Il va peindre Edith dans ce que l’on pourrait appeler différents « rôles » : ici dans La Femme de l’artiste, elle est l’amante douce et contemplative représentée habillée mais dans un apparât simple et suggérant la relation charnelle notamment dans la nudité des bras. Dans d’autres œuvres elle apparaîtra tantôt épouse modèle en robe à rayures dans Portrait de la femme de l'artiste debout, tantôt épouse sensuelle dénudée dans son Nu de fille accroupieen laquelle on reconnaît Edith.
Des femmes d’un soir, des femmes aimées, mais toujours des corps de femmes.
Chez Klimt, la femme m’a semblé être le support du message de l’artiste, mais néanmoins un support omniprésent et caractérisé par un nu récurrent. La femme est toujours pure, elle a la peau rose et est belle (exceptée la vieillesse dans Les Trois âges de la femme, thème négatif en opposition à la pureté de la femme nécessairement jeune), elle est indépendante, rieuse et porteuse d’une puissance particulière, que cette dernière se manifeste dans le pouvoir ou dans l’espoir.
Judith II donne une première image de la femme : elle est ici femme de pouvoir dangereuse, nue et pourtant habillée de tissus précieux. La femme est toujours mise en valeur dans sa nudité : la courbe de sa poitrine se retrouve à la fois dans la fluidité des tissus qu’elle porte et dans le décor qui l’entoure, notamment dans les spirales, élément géométrique parmi d’autres récurrents dans l’œuvre de l’artiste.
Le décor est un élément primordial du tableau chez Klimt : bien que Le Baiser ait un décor exceptionnellement sobre, chaque tableau de Klimt est une explosion d’éléments annexes, et ce sont ces derniers qui donnent aux tableaux leur complexité en termes de couleur et leur mouvement.
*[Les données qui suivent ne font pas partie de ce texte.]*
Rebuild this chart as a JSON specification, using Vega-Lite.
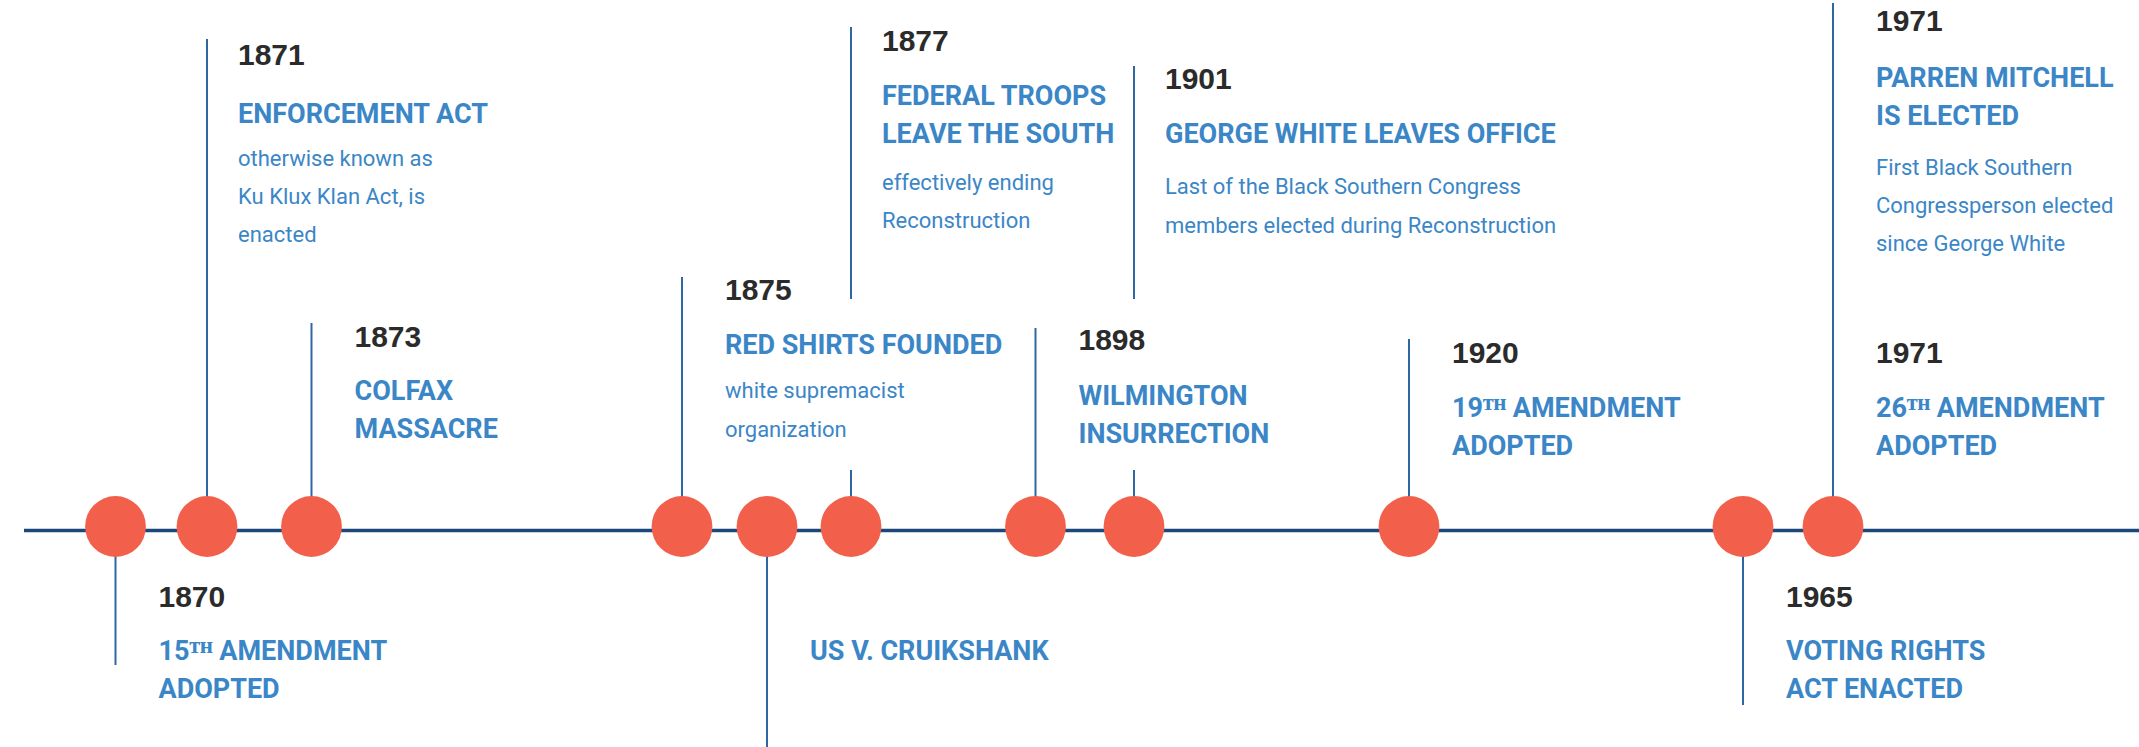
{
  "$schema": "https://vega.github.io/schema/vega-lite/v6.json",
  "width": 2139,
  "height": 747,
  "autosize": "none",
  "padding": 0,
  "background": "white",
  "config": {"view": {"stroke": null}},
  "datasets": {
    "timeline": [{"year": 1869, "yearEnd": 1980, "h": -4}],
    "events": [
      {"year": 1870, "h": 0}, {"year": 1871, "h": 0}, {"year": 1873, "h": 0},
      {"year": 1875, "h": 0}, {"year": 1876, "h": 0}, {"year": 1877, "h": 0},
      {"year": 1898, "h": 0}, {"year": 1901, "h": 0}, {"year": 1920, "h": 0},
      {"year": 1965, "h": 0}, {"year": 1971, "h": 0}
    ],
    "stems": [
      {"year": 1870, "h": 0, "h2": -138.5},
      {"year": 1871, "h": 0, "h2": 487.5},
      {"year": 1873, "h": 0, "h2": 203.5},
      {"year": 1875, "h": 0, "h2": 249.5},
      {"year": 1876, "h": 0, "h2": -220.5},
      {"year": 1877, "h": 227.5, "h2": 499.5},
      {"year": 1877, "h": 0, "h2": 56.5},
      {"year": 1898, "h": 0, "h2": 198.5},
      {"year": 1901, "h": 227.5, "h2": 460.5},
      {"year": 1901, "h": 0, "h2": 56.5},
      {"year": 1920, "h": 0, "h2": 187.5},
      {"year": 1965, "h": 0, "h2": -178.5},
      {"year": 1971, "h": 0, "h2": 523.5}
    ],
    "lines": [
      {"year": 1870, "kind": "year", "text": "1870", "h": -80.5},
      {"year": 1870, "kind": "title", "text": "15ᵀᴴ AMENDMENT", "h": -133.5},
      {"year": 1870, "kind": "title", "text": "ADOPTED", "h": -171.5},

      {"year": 1871, "kind": "year", "text": "1871", "h": 462},
      {"year": 1871, "kind": "title", "text": "ENFORCEMENT ACT", "h": 404},
      {"year": 1871, "kind": "desc", "text": "otherwise known as", "h": 360.5},
      {"year": 1871, "kind": "desc", "text": "Ku Klux Klan Act, is", "h": 322.5},
      {"year": 1871, "kind": "desc", "text": "enacted", "h": 285},

      {"year": 1873, "kind": "year", "text": "1873", "h": 179.5},
      {"year": 1873, "kind": "title", "text": "COLFAX", "h": 126.5},
      {"year": 1873, "kind": "title", "text": "MASSACRE", "h": 88.5},

      {"year": 1875, "kind": "year", "text": "1875", "h": 226.5},
      {"year": 1875, "kind": "title", "text": "RED SHIRTS FOUNDED", "h": 172.5},
      {"year": 1875, "kind": "desc", "text": "white supremacist", "h": 128.5},
      {"year": 1875, "kind": "desc", "text": "organization", "h": 89.5},

      {"year": 1876, "kind": "title", "text": "US V. CRUIKSHANK", "h": -133.5},

      {"year": 1877, "kind": "year", "text": "1877", "h": 475.5},
      {"year": 1877, "kind": "title", "text": "FEDERAL TROOPS", "h": 421.5},
      {"year": 1877, "kind": "title", "text": "LEAVE THE SOUTH", "h": 383.5},
      {"year": 1877, "kind": "desc", "text": "effectively ending", "h": 336.5},
      {"year": 1877, "kind": "desc", "text": "Reconstruction", "h": 298.5},

      {"year": 1898, "kind": "year", "text": "1898", "h": 176.5},
      {"year": 1898, "kind": "title", "text": "WILMINGTON", "h": 121.5},
      {"year": 1898, "kind": "title", "text": "INSURRECTION", "h": 83.5},

      {"year": 1901, "kind": "year", "text": "1901", "h": 437.5},
      {"year": 1901, "kind": "title", "text": "GEORGE WHITE LEAVES OFFICE", "h": 383.5},
      {"year": 1901, "kind": "desc", "text": "Last of the Black Southern Congress", "h": 332.5},
      {"year": 1901, "kind": "desc", "text": "members elected during Reconstruction", "h": 293.5},

      {"year": 1920, "kind": "year", "text": "1920", "h": 163.5},
      {"year": 1920, "kind": "title", "text": "19ᵀᴴ AMENDMENT", "h": 110},
      {"year": 1920, "kind": "title", "text": "ADOPTED", "h": 71.5},

      {"year": 1965, "kind": "year", "text": "1965", "h": -80.5},
      {"year": 1965, "kind": "title", "text": "VOTING RIGHTS", "h": -133.5},
      {"year": 1965, "kind": "title", "text": "ACT ENACTED", "h": -171.5},

      {"year": 1971, "kind": "year", "text": "1971", "h": 496},
      {"year": 1971, "kind": "title", "text": "PARREN MITCHELL", "h": 440},
      {"year": 1971, "kind": "title", "text": "IS ELECTED", "h": 401.5},
      {"year": 1971, "kind": "desc", "text": "First Black Southern", "h": 351.5},
      {"year": 1971, "kind": "desc", "text": "Congressperson elected", "h": 313.5},
      {"year": 1971, "kind": "desc", "text": "since George White", "h": 275.5},

      {"year": 1971, "kind": "year", "text": "1971", "h": 163.5},
      {"year": 1971, "kind": "title", "text": "26ᵀᴴ AMENDMENT", "h": 110},
      {"year": 1971, "kind": "title", "text": "ADOPTED", "h": 71.5}
    ]
  },
  "encoding": {
    "x": {
      "field": "year", "type": "quantitative", "axis": null,
      "scale": {
        "type": "linear", "nice": false, "zero": false,
        "domain": [1869, 1870, 1871, 1873, 1875, 1876, 1877, 1898, 1901, 1920, 1965, 1971, 1980],
        "range": [24, 115.5, 207, 311.5, 682, 767, 851, 1035.5, 1134, 1409, 1743, 1833, 2139]
      }
    },
    "y": {
      "field": "h", "type": "quantitative", "axis": null,
      "scale": {"type": "linear", "nice": false, "zero": false, "domain": [-220.5, 526.5]}
    }
  },
  "layer": [
    {
      "data": {"name": "timeline"},
      "mark": {"type": "rule", "stroke": "#1b477a", "strokeWidth": 3.5},
      "encoding": {"x2": {"field": "yearEnd"}}
    },
    {
      "data": {"name": "stems"},
      "mark": {"type": "rule", "stroke": "#2f67a3", "strokeWidth": 2},
      "encoding": {"y2": {"field": "h2"}}
    },
    {
      "data": {"name": "events"},
      "mark": {"type": "point", "shape": "circle", "filled": true, "size": 3700, "color": "#f2604b", "opacity": 1}
    },
    {
      "data": {"name": "lines"},
      "transform": [{"filter": "datum.kind === 'year' && indexof([1871, 1877, 1901], datum.year) < 0"}],
      "mark": {"type": "text", "align": "left", "baseline": "alphabetic", "dx": 43, "font": "Liberation Sans", "fontWeight": "bold", "fontSize": 30, "color": "#2b2b2b"},
      "encoding": {"text": {"field": "text"}}
    },
    {
      "data": {"name": "lines"},
      "transform": [{"filter": "datum.kind === 'title' && indexof([1871, 1877, 1901], datum.year) < 0"}],
      "mark": {"type": "text", "align": "left", "baseline": "alphabetic", "dx": 43, "font": "Roboto", "fontWeight": "bold", "fontSize": 27, "color": "#3b86c7"},
      "encoding": {"text": {"field": "text"}}
    },
    {
      "data": {"name": "lines"},
      "transform": [{"filter": "datum.kind === 'desc' && indexof([1871, 1877, 1901], datum.year) < 0"}],
      "mark": {"type": "text", "align": "left", "baseline": "alphabetic", "dx": 43, "font": "Roboto", "fontWeight": "normal", "fontSize": 22, "color": "#3b86c7"},
      "encoding": {"text": {"field": "text"}}
    },
    {
      "data": {"name": "lines"},
      "transform": [{"filter": "datum.kind === 'year' && indexof([1871, 1877, 1901], datum.year) >= 0"}],
      "mark": {"type": "text", "align": "left", "baseline": "alphabetic", "dx": 31, "font": "Liberation Sans", "fontWeight": "bold", "fontSize": 30, "color": "#2b2b2b"},
      "encoding": {"text": {"field": "text"}}
    },
    {
      "data": {"name": "lines"},
      "transform": [{"filter": "datum.kind === 'title' && indexof([1871, 1877, 1901], datum.year) >= 0"}],
      "mark": {"type": "text", "align": "left", "baseline": "alphabetic", "dx": 31, "font": "Roboto", "fontWeight": "bold", "fontSize": 27, "color": "#3b86c7"},
      "encoding": {"text": {"field": "text"}}
    },
    {
      "data": {"name": "lines"},
      "transform": [{"filter": "datum.kind === 'desc' && indexof([1871, 1877, 1901], datum.year) >= 0"}],
      "mark": {"type": "text", "align": "left", "baseline": "alphabetic", "dx": 31, "font": "Roboto", "fontWeight": "normal", "fontSize": 22, "color": "#3b86c7"},
      "encoding": {"text": {"field": "text"}}
    }
  ]
}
La robe que porte la femme du tableau semble en effet flotter au vent et l’on croit sentir la tension de ses doigts crispés sur le tissu et dans la chevelure de l’autre personnage qui semble mort ou endormi, état mettant en valeur une certaine puissance, voire une cruauté, de la femme.
Dans L’Espoir, elle est celle par qui arrive la vie, porteuse du possible et donc de l’espoir, sa nudité constituant un gage de pureté : elle est belle, sûre d’elle et détentrice d’un grand pouvoir. Mise en présence de visages obscurs en haut du tableau, son rôle et sa figure sont en contraste avec d’autres forces telle la mort au centre.
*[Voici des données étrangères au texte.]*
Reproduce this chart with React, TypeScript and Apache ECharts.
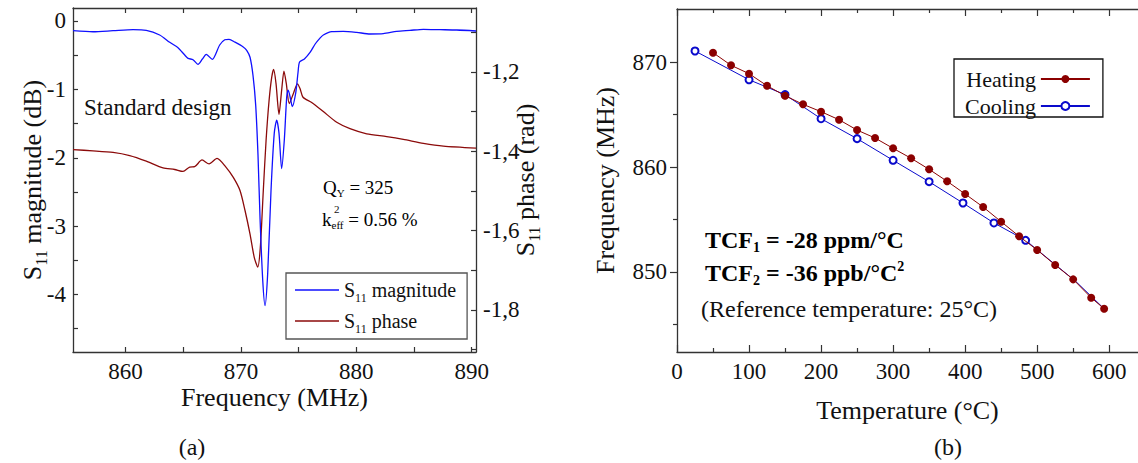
import React, { useEffect, useRef } from 'react';
import * as echarts from 'echarts';

const FONT = 'Liberation Serif, Times New Roman, Times, serif';

// ---------- Panel (a): S11 vs frequency ----------
const magFreqMHz = [855.45, 857.18, 858.92, 860.65, 861.8, 862.96, 863.83, 864.55, 865.13, 865.42, 865.85, 866.28, 866.66, 867.0, 867.52, 868.16, 868.6, 868.97, 869.49, 870.2, 870.5, 870.79, 871.05, 871.28, 871.48, 871.66, 871.89, 872.09, 872.32, 872.61, 872.89, 873.1, 873.3, 873.53, 873.76, 873.97, 874.1, 874.32, 874.45, 874.75, 874.95, 875.08, 875.5, 875.99, 876.42, 876.85, 877.14, 877.87, 878.87, 880.03, 881.19, 882.34, 883.5, 884.65, 885.81, 887.25, 888.7, 890.37];
const magDb = [-0.142, -0.157, -0.142, -0.127, -0.136, -0.205, -0.312, -0.39, -0.498, -0.546, -0.566, -0.634, -0.556, -0.488, -0.561, -0.351, -0.275, -0.268, -0.31, -0.38, -0.43, -0.53, -0.8, -1.23, -1.96, -2.9, -3.79, -4.16, -3.69, -2.47, -1.64, -1.45, -1.64, -2.16, -1.74, -1.11, -1.01, -1.157, -1.25, -1.05, -0.75, -0.6, -0.555, -0.46, -0.34, -0.25, -0.205, -0.156, -0.151, -0.166, -0.19, -0.185, -0.151, -0.137, -0.122, -0.127, -0.132, -0.146];
const phaseFreqMHz = [855.45, 857.18, 858.92, 860.36, 861.8, 863.25, 864.26, 864.98, 865.56, 865.99, 866.63, 867.24, 867.93, 868.7, 869.34, 869.92, 870.36, 870.79, 871.16, 871.46, 871.68, 871.94, 872.18, 872.44, 872.67, 872.84, 873.04, 873.3, 873.53, 873.73, 873.93, 874.19, 874.54, 874.9, 875.12, 875.38, 876.13, 877.14, 878.3, 879.45, 880.9, 882.63, 884.07, 885.81, 887.54, 890.37];
const phaseRad = [-1.396, -1.399, -1.403, -1.411, -1.425, -1.442, -1.446, -1.451, -1.44, -1.439, -1.422, -1.432, -1.418, -1.44, -1.466, -1.499, -1.55, -1.609, -1.668, -1.692, -1.643, -1.499, -1.373, -1.272, -1.213, -1.194, -1.229, -1.307, -1.246, -1.198, -1.229, -1.28, -1.255, -1.23, -1.242, -1.264, -1.277, -1.3, -1.327, -1.343, -1.356, -1.363, -1.37, -1.38, -1.387, -1.392];

const aXTicks = [860, 865, 870, 875, 880, 885, 890];
const aXLabels = [860, 870, 880, 890];
const aYTicks = [0, -0.5, -1, -1.5, -2, -2.5, -3, -3.5, -4, -4.5];
const aYLabels = [0, -1, -2, -3, -4];
const aY2Ticks = [-1.1, -1.2, -1.3, -1.4, -1.5, -1.6, -1.7, -1.8, -1.9];
const aY2Labels = [-1.2, -1.4, -1.6, -1.8];

// ---------- Panel (b): frequency vs temperature ----------
const heatTempC = [50, 75, 100, 125, 150, 175, 200, 225, 250, 275, 300, 325, 350, 375, 400, 425, 450, 475, 500, 525, 550, 575, 593];
const heatFreqMHz = [870.89, 869.69, 868.89, 867.74, 866.79, 865.97, 865.27, 864.5, 863.52, 862.76, 861.78, 860.83, 859.78, 858.64, 857.43, 856.19, 854.79, 853.4, 852.1, 850.67, 849.3, 847.55, 846.5];
const coolTempC = [25, 100, 150, 200, 250, 300, 350, 397, 440, 484, 554, 593];
const coolFreqMHz = [871.05, 868.31, 866.89, 864.6, 862.7, 860.64, 858.6, 856.57, 854.67, 853.02, 849.08, 846.5];
const coolHidden = [554, 593];

const bXMajor = [0, 100, 200, 300, 400, 500, 600];
const bXMinor = [50, 150, 250, 350, 450, 550];
const bYMajor = [850, 860, 870];
const bYMinor = [845, 855, 865];

const AXIS_COLOR = '#333';
const TEXT_COLOR = '#111';

function subRich(main: number, sub: number, pad: number, bold = false) {
  const fw = bold ? 'bold' : 'normal';
  return {
    m: { fontSize: main, fontFamily: FONT, fontWeight: fw, color: TEXT_COLOR, lineHeight: main },
    s: { fontSize: sub, fontFamily: FONT, fontWeight: fw, color: TEXT_COLOR, lineHeight: sub, padding: [pad, 0, 0, 0] },
    p: { fontSize: sub, fontFamily: FONT, fontWeight: fw, color: TEXT_COLOR, lineHeight: sub, padding: [0, 0, pad, 0] },
  };
}

function tickAxis(extra: any) {
  return {
    type: 'value',
    splitLine: { show: false },
    nameMoveOverlap: false,
    axisLine: { show: true, onZero: false, lineStyle: { color: AXIS_COLOR, width: 1.3 } },
    axisTick: { show: true, inside: true, length: 5, lineStyle: { color: AXIS_COLOR, width: 1.2 } },
    axisLabel: { show: false },
    ...extra,
  };
}

function labelStyle(extra: any) {
  return {
    show: true, fontSize: 23, fontFamily: FONT, fontWeight: 'normal', color: TEXT_COLOR,
    rich: { t: { fontSize: 23, fontFamily: FONT, color: TEXT_COLOR } },
    ...extra,
  };
}

export default function App() {
  const ref = useRef<HTMLDivElement>(null);
  useEffect(() => {
    if (!ref.current) return;
    const chart = echarts.init(ref.current, undefined, { renderer: 'svg' });
    const magData = magFreqMHz.map((f, i) => [f, magDb[i]]);
    const phaseData = phaseFreqMHz.map((f, i) => [f, phaseRad[i]]);
    const heatData = heatTempC.map((t, i) => [t, heatFreqMHz[i]]);
    const coolData = coolTempC.map((t, i) =>
      coolHidden.includes(t) ? { value: [t, coolFreqMHz[i]], symbol: 'none' } : [t, coolFreqMHz[i]]
    );
    const fmt = (v: number) => `{t|${String(v)}}`;
    const fmtComma = (v: number) => `{t|${v.toFixed(1).replace('.', ',')}}`;

    const option: any = {
      animation: false,
      backgroundColor: '#fff',
      textStyle: { fontFamily: FONT, color: TEXT_COLOR },
      grid: [
        { left: 73, top: 8, width: 403, height: 344 },
        { left: 677, top: 9, width: 462.4, height: 343 },
      ],
      xAxis: [
        tickAxis({
          gridIndex: 0, position: 'bottom', min: 855.45, max: 890.37,
          axisTick: { show: true, inside: true, length: 5, customValues: aXTicks, lineStyle: { color: AXIS_COLOR, width: 1.2 } },
          axisLabel: labelStyle({ customValues: aXLabels, margin: 8, formatter: fmt }),
          name: 'Frequency (MHz)', nameLocation: 'middle', nameGap: 32,
          nameTextStyle: { fontSize: 26, fontFamily: FONT, color: TEXT_COLOR },
        }),
        tickAxis({
          gridIndex: 0, position: 'top', min: 855.45, max: 890.37,
          axisTick: { show: true, inside: true, length: 5, customValues: aXTicks, lineStyle: { color: AXIS_COLOR, width: 1.2 } },
        }),
        tickAxis({
          gridIndex: 1, position: 'bottom', min: 0, max: 640,
          axisTick: { show: true, inside: true, length: 7, customValues: bXMajor, lineStyle: { color: AXIS_COLOR, width: 1.2 } },
          axisLabel: labelStyle({ customValues: bXMajor, margin: 8, formatter: fmt }),
          name: 'Temperature (°C)', nameLocation: 'middle', nameGap: 45,
          nameTextStyle: { fontSize: 26, fontFamily: FONT, color: TEXT_COLOR },
        }),
        tickAxis({
          gridIndex: 1, position: 'bottom', min: 0, max: 640,
          axisLine: { show: false },
          axisTick: { show: true, inside: true, length: 4, customValues: bXMinor, lineStyle: { color: AXIS_COLOR, width: 1.2 } },
        }),
        tickAxis({
          gridIndex: 1, position: 'top', min: 0, max: 640,
          axisTick: { show: true, inside: true, length: 7, customValues: bXMajor, lineStyle: { color: AXIS_COLOR, width: 1.2 } },
        }),
        tickAxis({
          gridIndex: 1, position: 'top', min: 0, max: 640,
          axisLine: { show: false },
          axisTick: { show: true, inside: true, length: 4, customValues: bXMinor, lineStyle: { color: AXIS_COLOR, width: 1.2 } },
        }),
      ],
      yAxis: [
        tickAxis({
          gridIndex: 0, position: 'left', min: -4.84, max: 0.19,
          axisTick: { show: true, inside: true, length: 5, customValues: aYTicks, lineStyle: { color: AXIS_COLOR, width: 1.2 } },
          axisLabel: labelStyle({ customValues: aYLabels, margin: 7, formatter: fmt }),
          name: '{m|S}{s|11}{m| magnitude (dB)}', nameLocation: 'middle', nameGap: 28,
          nameTextStyle: { rich: subRich(26, 16, 19) },
        }),
        tickAxis({
          gridIndex: 0, position: 'right', min: -1.906, max: -1.039,
          axisTick: { show: true, inside: true, length: 5, customValues: aY2Ticks, lineStyle: { color: AXIS_COLOR, width: 1.2 } },
          axisLabel: labelStyle({ customValues: aY2Labels, margin: 7, formatter: fmtComma }),
          name: '{m|S}{s|11}{m| phase (rad)}', nameLocation: 'middle', nameGap: 36,
          nameTextStyle: { rich: subRich(26, 16, 19) },
        }),
        tickAxis({
          gridIndex: 1, position: 'left', min: 842.38, max: 875.05,
          axisTick: { show: true, inside: false, length: 7, customValues: bYMajor, lineStyle: { color: AXIS_COLOR, width: 1.2 } },
          axisLabel: labelStyle({ customValues: bYMajor, margin: 10, formatter: fmt }),
          name: 'Frequency (MHz)', nameLocation: 'middle', nameGap: 59,
          nameTextStyle: { fontSize: 26, fontFamily: FONT, color: TEXT_COLOR },
        }),
        tickAxis({
          gridIndex: 1, position: 'left', min: 842.38, max: 875.05,
          axisLine: { show: false },
          axisTick: { show: true, inside: false, length: 4, customValues: bYMinor, lineStyle: { color: AXIS_COLOR, width: 1.2 } },
        }),
      ],
      legend: [
        {
          data: [
            { name: 'S11 magnitude', icon: 'rect' },
            { name: 'S11 phase', icon: 'rect' },
          ],
          orient: 'vertical', left: 286, top: 273,
          padding: [3, 11, 4, 9], itemGap: 3, itemWidth: 44, itemHeight: 1.4,
          borderColor: '#555', borderWidth: 1.3, backgroundColor: '#fff',
          formatter: (n: string) => n === 'S11 magnitude' ? '{m|S}{s|11}{m| magnitude}' : '{m|S}{s|11}{m| phase}',
          textStyle: { rich: subRich(20, 12, 16) },
        },
        {
          data: ['Heating', 'Cooling'],
          orient: 'vertical', left: 954, top: 59, align: 'right',
          padding: [9, 12, 0, 11], itemGap: 5, itemWidth: 49, itemHeight: 10,
          borderColor: '#111', borderWidth: 1.3, backgroundColor: '#fff',
          textStyle: { fontSize: 22, fontFamily: FONT, color: TEXT_COLOR, lineHeight: 22 },
        },
      ],
      series: [
        {
          name: 'S11 magnitude', type: 'line', xAxisIndex: 0, yAxisIndex: 0, data: magData,
          symbol: 'none', smooth: 0.25, color: '#1010ff', lineStyle: { width: 1.3, color: '#1010ff' }, z: 3,
        },
        {
          name: 'S11 phase', type: 'line', xAxisIndex: 0, yAxisIndex: 1, data: phaseData,
          symbol: 'none', smooth: 0.25, color: '#8b0a0a', lineStyle: { width: 1.3, color: '#8b0a0a' }, z: 2,
        },
        {
          name: 'Cooling', type: 'line', xAxisIndex: 2, yAxisIndex: 2, data: coolData,
          symbol: 'emptyCircle', symbolSize: 7, color: '#0a0acc',
          lineStyle: { width: 1, color: '#0a0acc' }, itemStyle: { color: '#0a0acc', borderWidth: 1.4, borderColor: '#0a0acc' }, z: 2,
        },
        {
          name: 'Heating', type: 'line', xAxisIndex: 2, yAxisIndex: 2, data: heatData,
          symbol: 'circle', symbolSize: 8, color: '#8b0000',
          lineStyle: { width: 1, color: '#8b0000' }, itemStyle: { color: '#8b0000' }, z: 3,
        },
      ],
      graphic: [
        { type: 'text', x: 84, y: 107, style: { text: 'Standard design', font: `23px ${FONT}`, fill: TEXT_COLOR, verticalAlign: 'middle' } },
        { type: 'text', x: 323, y: 187, style: { text: '{m|Q}{s|Y}{m| = 325}', rich: subRich(19, 11, 11), verticalAlign: 'middle' } },
        { type: 'text', x: 322, y: 219, style: { text: '{m|k}{s|eff}{m| = 0.56 %}', rich: subRich(19, 11, 11), verticalAlign: 'middle' } },
        { type: 'text', x: 334, y: 209, style: { text: '2', font: `11px ${FONT}`, fill: TEXT_COLOR, verticalAlign: 'middle' } },
        { type: 'text', x: 705, y: 240, style: { text: '{m|TCF}{s|1}{m| = -28 ppm/°C}', rich: subRich(24, 14, 14, true), verticalAlign: 'middle' } },
        { type: 'text', x: 705, y: 273, style: { text: '{m|TCF}{s|2}{m| = -36 ppb/°C}{p|2}', rich: subRich(24, 14, 14, true), verticalAlign: 'middle' } },
        { type: 'text', x: 701, y: 309, style: { text: '(Reference temperature: 25°C)', font: `24px ${FONT}`, fill: TEXT_COLOR, verticalAlign: 'middle' } },
        { type: 'text', x: 192, y: 447, style: { text: '(a)', font: `24px ${FONT}`, fill: TEXT_COLOR, align: 'center', verticalAlign: 'middle' } },
        { type: 'text', x: 948, y: 447, style: { text: '(b)', font: `24px ${FONT}`, fill: TEXT_COLOR, align: 'center', verticalAlign: 'middle' } },
      ],
    };
    chart.setOption(option);
    return () => chart.dispose();
  }, []);
  return <div ref={ref} style={{ position: 'absolute', left: 0, top: 0, width: 1138, height: 463 }} />;
}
Gustav Klimt est donc le peintre de la femme dans ce qu’elle a de mystérieux et de puissant, il la divinise et la rend fatale. La femme est fantasmée.
On est tout de suite frappé par la différence entre les tableaux des deux auteurs, je vous l’accorde : pour un même sujet, deux mondes. Une femme humaine et imparfaite chez Schiele, dans un décor plus que sobre auquel le peintre n’accorde qu’une faible importance, se concentrant sur la figure centrale de son tableau, et une femme sublimée chez Klimt, à la fois dotée d’une pureté mystique et d’une puissance dévastatrice dans des décors toujours plus « baroques », si j’ose dire.